The Limitation Act, 1963 reflected upon the terms of debt recovery in the civil suits. It inflicts a time-period, within which the creditor is supposed to file a case if he/she wants to recover the obliged sum of money. Failure to comply will lead to dismissal of the plea and hence, the debtor won’t be liable to pay the money back.
Stating the act, “– Subject to the provisions contained in sections 4 to 25 (inclusive), every suit instituted, appeal preferred, and application made, after the period of limitation prescribed therefor by the First Schedule shall be dismissed, although limitation has not been set up as a defence.”
However, after the enactment of the ‘Insolvency and Bankruptcy Code’ in 2016, the Limitation act ran into specific different scenarios due to the declaration of insolvency by the corporates. When the firm would declare insolvency, it was easy to get away with the debt stating a lack of financial resources to pay it back. Such cases gave rise to a lot of conflict and confusion. Several pleas and appeals were filed, cases had to be re-opened, and decisions were reconsidered. Many judicial benches had to be set up as well. Eventually, after a lot of arguments and discussions, the code was amended with the insertion of a particular section, over-riding all the inconsistencies. The section is called 238 A and is a pivotal amendment in the IBC.
Here is an overview of the developments so far:
Insolvency vs the Limitation period
Insolvency is the situation where an organization cannot raise enough money to comply with all the obligations as imposed in it. Before the recent amendments, when a firm declared to have gone insolvent in front of the court of law, there was no way to recover the money, regardless of the validity of the limitation period. This caused a ruckus amongst the routine creditors as this projected debt recovery in a highly uncertain light.

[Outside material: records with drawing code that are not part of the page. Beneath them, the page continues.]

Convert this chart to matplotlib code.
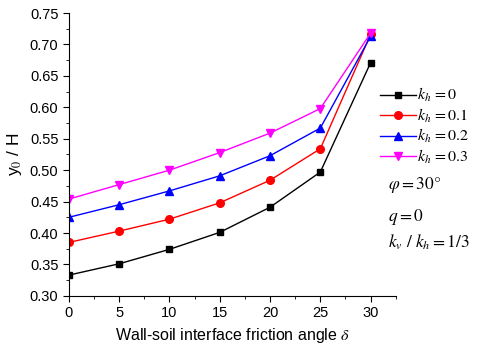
import matplotlib.pyplot as plt
from matplotlib.ticker import MultipleLocator

plt.rcParams['font.family'] = ['Liberation Sans', 'DejaVu Sans']
plt.rcParams['mathtext.fontset'] = 'stix'

delta = [0, 5, 10, 15, 20, 25, 30]
kh0 = [0.333, 0.351, 0.374, 0.401, 0.441, 0.497, 0.671]
kh01 = [0.385, 0.403, 0.422, 0.448, 0.484, 0.534, 0.716]
kh02 = [0.425, 0.445, 0.467, 0.491, 0.523, 0.567, 0.713]
kh03 = [0.454, 0.477, 0.500, 0.528, 0.559, 0.598, 0.718]

fig = plt.figure(figsize=(4.85, 3.44), dpi=100)
ax = fig.add_axes([0.142, 0.14, 0.674, 0.822])

ax.plot(delta, kh0, marker='s', color='black', lw=1, ms=5, label=r'$k_h\,=0$')
ax.plot(delta, kh01, marker='o', color='red', lw=1, ms=5.5, label=r'$k_h\,=0.1$')
ax.plot(delta, kh02, marker='^', color='blue', lw=1, ms=6, label=r'$k_h\,=0.2$')
ax.plot(delta, kh03, marker='v', color='magenta', lw=1, ms=6, label=r'$k_h\,=0.3$')

ax.set_xlim(0, 32.5)
ax.set_ylim(0.30, 0.75)
ax.xaxis.set_major_locator(MultipleLocator(5))
ax.xaxis.set_minor_locator(MultipleLocator(2.5))
ax.yaxis.set_major_locator(MultipleLocator(0.05))
ax.yaxis.set_minor_locator(MultipleLocator(0.025))
ax.yaxis.set_major_formatter(plt.FormatStrFormatter('%.2f'))
ax.tick_params(labelsize=10.5, direction='out', length=4)
ax.tick_params(which='minor', direction='out', length=2.5)
ax.spines['top'].set_visible(False)
ax.spines['right'].set_visible(False)

ax.set_ylabel(r'y$_0$ / H', fontsize=12.5)
ax.set_xlabel(r'Wall-soil interface friction angle $\delta$', fontsize=11.5)

leg = ax.legend(loc='center left', bbox_to_anchor=(0.951, 0.60), frameon=False,
                fontsize=11.5, handlelength=2.3, handletextpad=0.05,
                labelspacing=0.15, borderpad=0, borderaxespad=0)

ax.text(0.976, 0.392, r'$\varphi = 30°$', transform=ax.transAxes, fontsize=12.5, va='center')
ax.text(0.976, 0.279, r'$q = 0$', transform=ax.transAxes, fontsize=12.5, va='center')
ax.text(0.976, 0.19, r'$k_v\ /\ k_h = 1/3$', transform=ax.transAxes, fontsize=12.5, va='center')

fig.savefig('out.png', dpi=100)
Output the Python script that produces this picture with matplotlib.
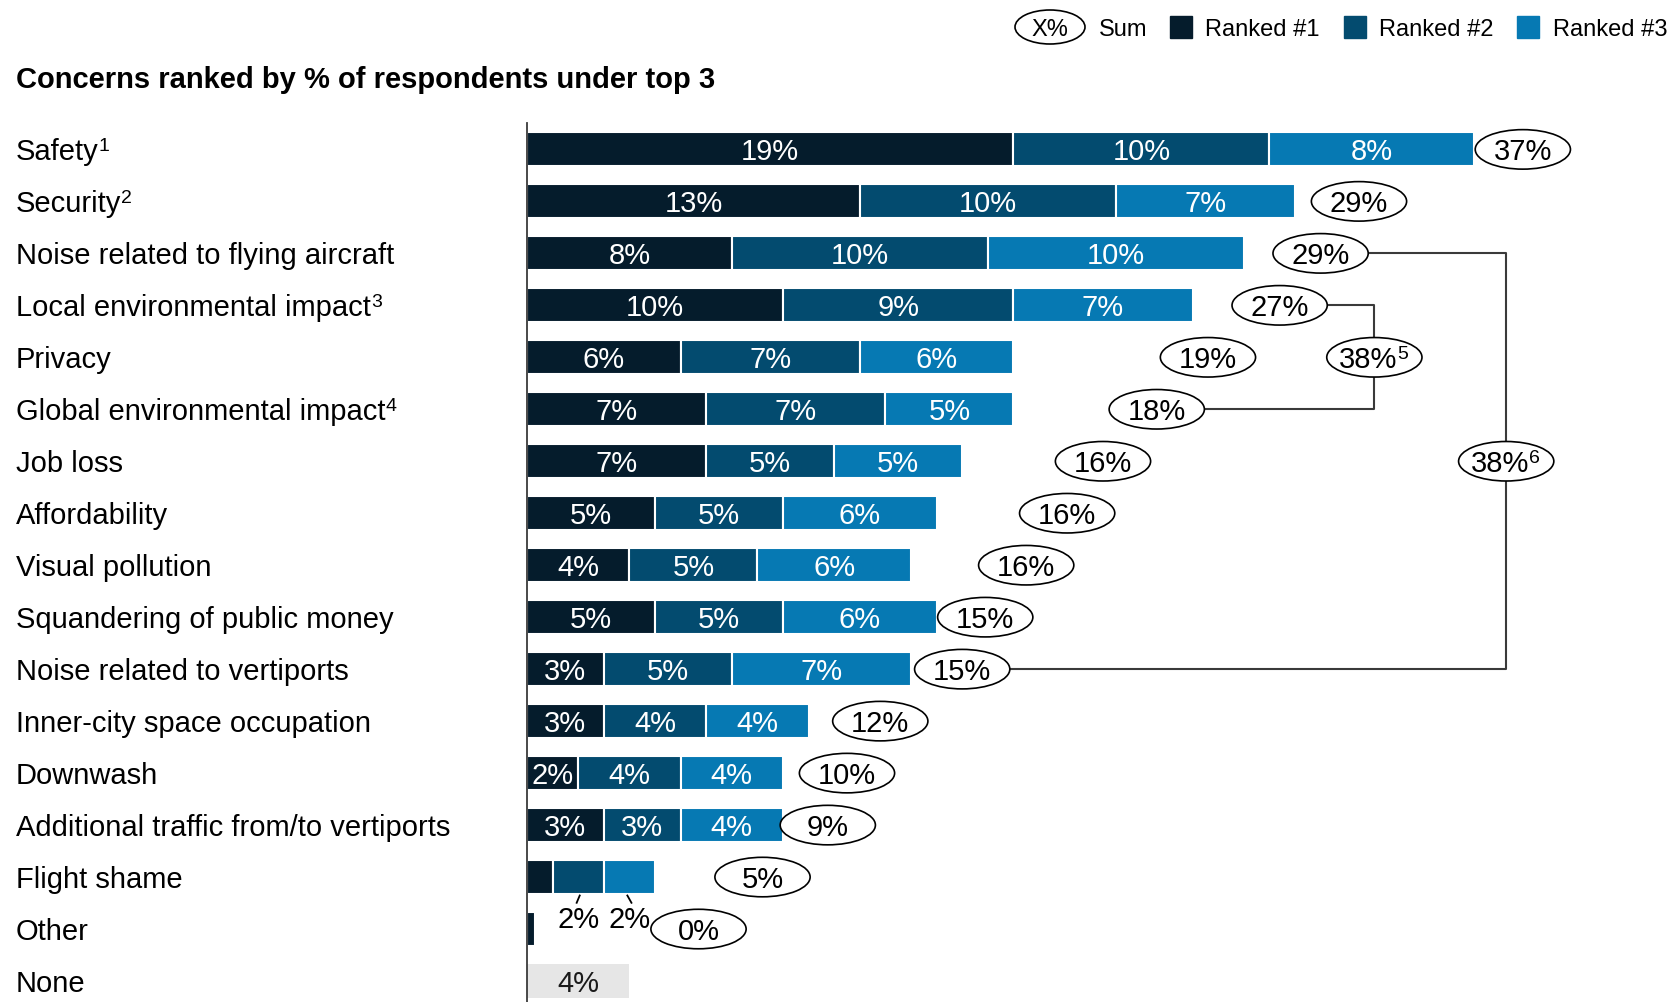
import matplotlib.pyplot as plt
from matplotlib.patches import Ellipse, Rectangle

plt.rcParams['font.family'] = ['Liberation Sans', 'DejaVu Sans']

concerns = ['Safety', 'Security', 'Noise related to flying aircraft',
            'Local environmental impact', 'Privacy', 'Global environmental impact',
            'Job loss', 'Affordability', 'Visual pollution',
            'Squandering of public money', 'Noise related to vertiports',
            'Inner-city space occupation', 'Downwash',
            'Additional traffic from/to vertiports', 'Flight shame', 'Other', 'None']
footnotes = ['1', '2', '', '3', '', '4', '', '', '', '', '', '', '', '', '', '', '']

ranked1 = [19, 13, 8, 10, 6, 7, 7, 5, 4, 5, 3, 3, 2, 3, 1, 0.3]
ranked2 = [10, 10, 10, 9, 7, 7, 5, 5, 5, 5, 5, 4, 4, 3, 2, 0]
ranked3 = [8, 7, 10, 7, 6, 5, 5, 6, 6, 6, 7, 4, 4, 4, 2, 0]
sums = [37, 29, 29, 27, 19, 18, 16, 16, 16, 15, 15, 12, 10, 9, 5, 0]
none_share = 4

# combined totals shown at the right (rows joined, value, footnote)
noise_combined = (2, 10, 38, '6')
environment_combined = (3, 5, 38, '5')

# horizontal placement of the sum ellipses, in % units
ellipse_x = [38.9, 32.5, 31.0, 29.4, 26.6, 24.6, 22.5, 21.1, 19.5, 17.9, 17.0,
             13.8, 12.5, 11.75, 9.2, 6.7]

colors = ['#051C2C', '#034B6F', '#0679B3']
grey_bar = '#E6E6E6'
line_col = '#3A3A3A'

W, H = 1673, 1002
fig = plt.figure(figsize=(W / 100, H / 100), dpi=100)

x0_px, px_per_pct = 527, 25.6
top_px, row_px, first_row_px = 123, 52, 149.4
ax = fig.add_axes([x0_px / W, 0, 1 - x0_px / W, 1 - top_px / H])
ax.set_xlim(0, (W - x0_px) / px_per_pct)
ax.set_ylim(-0.5 + (H - top_px) / row_px, -0.5 - (first_row_px - top_px - row_px / 2) / row_px)
for s in ['top', 'right', 'bottom']:
    ax.spines[s].set_visible(False)
ax.spines['left'].set_color(line_col)
ax.spines['left'].set_linewidth(1.3)
ax.set_xticks([])
ax.set_yticks([])

fs = 21
va = 'center_baseline'
bar_h = 0.65
n = len(ranked1)
for i in range(n):
    left = 0
    for j, vals in enumerate([ranked1, ranked2, ranked3]):
        v = vals[i]
        if v <= 0:
            continue
        ax.barh(i, v, left=left, height=bar_h, color=colors[j],
                edgecolor='white', linewidth=1.5)
        if i < 14:
            ax.text(left + v / 2, i, f'{v}%', color='white', fontsize=fs,
                    ha='center', va=va)
        elif i == 14 and j > 0:
            # small values are labelled underneath with a short leader
            cx = left + v / 2
            dx = 0.06 if j == 1 else -0.08
            ax.plot([cx + dx, cx - dx], [i + bar_h / 2 + 0.03, i + bar_h / 2 + 0.17],
                    color='black', lw=1.3)
            ax.text(cx, i + 0.77, f'{v}%', color='black', fontsize=fs,
                    ha='center', va=va)
        left += v

# "None" row
ax.barh(n, none_share, height=bar_h, color=grey_bar)
ax.text(none_share / 2, n, f'{none_share}%', color='#1A1A1A', fontsize=fs,
        ha='center', va=va)

ew, eh = 3.72, 0.76


def oval(x, y, label, sup=''):
    ax.add_patch(Ellipse((x, y), ew, eh, facecolor='white', edgecolor='black',
                         linewidth=1.2, zorder=3))
    t = ax.text(x - (0.25 if sup else 0), y, label, fontsize=fs, ha='center',
                va=va, zorder=4)
    if sup:
        ax.annotate(sup, xy=(1.0, 1.0), xycoords=t, fontsize=14, va='top',
                    ha='left', zorder=4)


for i, s in enumerate(sums):
    oval(ellipse_x[i], i, f'{s}%')

# bracket joining the two environmental rows
r_a, r_b, val, sup = environment_combined
bx = 33.1
ym = (r_a + r_b) / 2
ax.plot([ellipse_x[r_a] + ew / 2, bx, bx], [r_a, r_a, ym - eh / 2], color=line_col, lw=1.5)
ax.plot([bx, bx, ellipse_x[r_b] + ew / 2], [ym + eh / 2, r_b, r_b], color=line_col, lw=1.5)
oval(bx, ym, f'{val}%', sup)

# bracket joining the two noise rows
r_a, r_b, val, sup = noise_combined
bx, ym = 38.25, 6
ax.plot([ellipse_x[r_a] + ew / 2, bx, bx], [r_a, r_a, ym - eh / 2], color=line_col, lw=1.5)
ax.plot([bx, bx, ellipse_x[r_b] + ew / 2], [ym + eh / 2, r_b, r_b], color=line_col, lw=1.5)
oval(bx, ym, f'{val}%', sup)

# row labels
for i, name in enumerate(concerns):
    y = 1 - (first_row_px + i * row_px) / H
    t = fig.text(16 / W, y, name, fontsize=fs, ha='left', va=va)
    if footnotes[i]:
        ax.annotate(footnotes[i], xy=(1.0, 1.0), xycoords=t, fontsize=14,
                    va='top', ha='left', annotation_clip=False)

fig.text(16 / W, 1 - 77 / H, 'Concerns ranked by % of respondents under top 3',
         fontsize=21, fontweight='bold', ha='left', va=va)

# legend
ly = 1 - 27 / H
fig.patches.append(Ellipse((1050 / W, ly), 70 / W, 34 / H, transform=fig.transFigure,
                           facecolor='white', edgecolor='black', linewidth=1.2))
fig.text(1050 / W, ly, 'X%', fontsize=17, ha='center', va=va)
fig.text(1099 / W, ly, 'Sum', fontsize=17, ha='left', va=va)
for sx, tx, lab, c in [(1170, 1205, 'Ranked #1', colors[0]),
                       (1344, 1379, 'Ranked #2', colors[1]),
                       (1517, 1553, 'Ranked #3', colors[2])]:
    fig.patches.append(Rectangle((sx / W, 1 - 38 / H), 22 / W, 22 / H,
                                 transform=fig.transFigure, color=c))
    fig.text(tx / W, ly, lab, fontsize=17, ha='left', va=va)

fig.savefig('out.png', dpi=100)
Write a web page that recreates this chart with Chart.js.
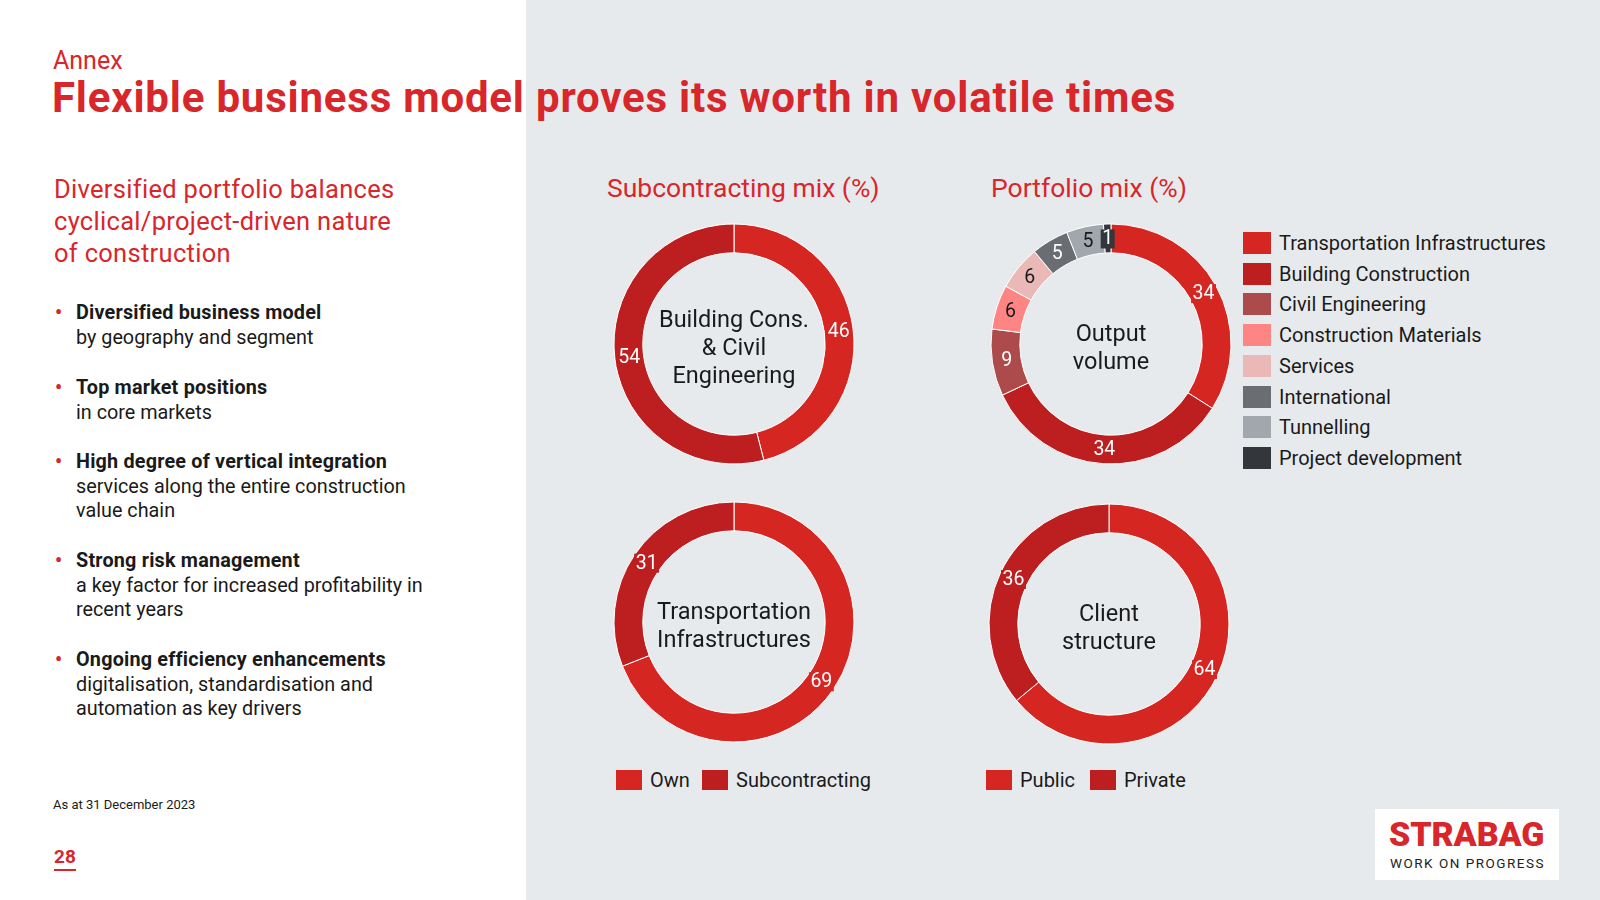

At the same time, some firms used the Limitation act in their defence, claiming the debt to be time-barred and hence refusing to pay the money back, even if that was possible by seizing company assets. Before the enactment of Insolvency and Bankruptcy Code, the above-stated scenarios never showed up in the picture.
A look at the scenarios through the NCLT perspective
The NCLT or National Company Law Tribunal is an Indian judicial body that deals with all the issues concerning Indian companies. The institution stepped in clarified that the code and limitation period can’t be interpreted as a similar concept. The limitation period concerns the recovery of the debt, and on the other hand, the Insolvency and bankruptcy laws regard the initiation of CIRP (corporate insolvency resolution process). So, as per the NCLT, both of these concepts can’t be interpreted in the same way. Highlighting this anomaly leads to further discussions and ultimately to section 238 A.
Insertion of section 238 A
It is a non-obstante section which over-rules and dismisses any inconsistent provision concerning IBC. Primarily, this section was introduced to establish a retrospective application of the Limitation act. In other words, the Limitation Act applies to every lawsuit filed after the enactment of IBC in 2016. In such a case, it is insignificant if the debtor is insolvent at the time of debt recovery. Regardless of the fiscal state of the firm, the corporate insolvency resolution process will be initiated, and the obliged debt will be recovered by seizing assets.
The question of retrospective application
One of the major conflicts which saw the light of the day after the insertion of section 238 A, was the uncertainty regarding the consideration of the Limitation period. Initially, when questions were raised regarding the cases filed under section 7 and/or of the code, the appellate authority concluded that the Limitation Act does not apply to the suits filed in the time period between the enactment and the amendment. Later on, an appeal was filed against this order which led to a new decision.
The new conclusion stated that the act would apply to the cases filed in that time period too.
As evident, the application of the Limitation Act to the Insolvency and Bankruptcy Code turned out to be a complicated business. May lawsuits suffered delays and reconsiderations due to the ongoing conflict. Is it safe to say that we have reached a peaceful middle ground? As of now, the answer is a ‘Yes’.
To quote the section 238 of Insolvency and Bankruptcy Code, “The provisions of this Code shall affect, notwithstanding anything inconsistent in addition to that contained in any other law for the time being in force or any instrument affecting under any such law.”
So far, the functioning has been smooth after this amendment. In a nutshell, irrespective of the claims of insolvency by a corporate firm, the debt will be recovered using the assets, if the creditor chooses to file a case, even after the limitation period.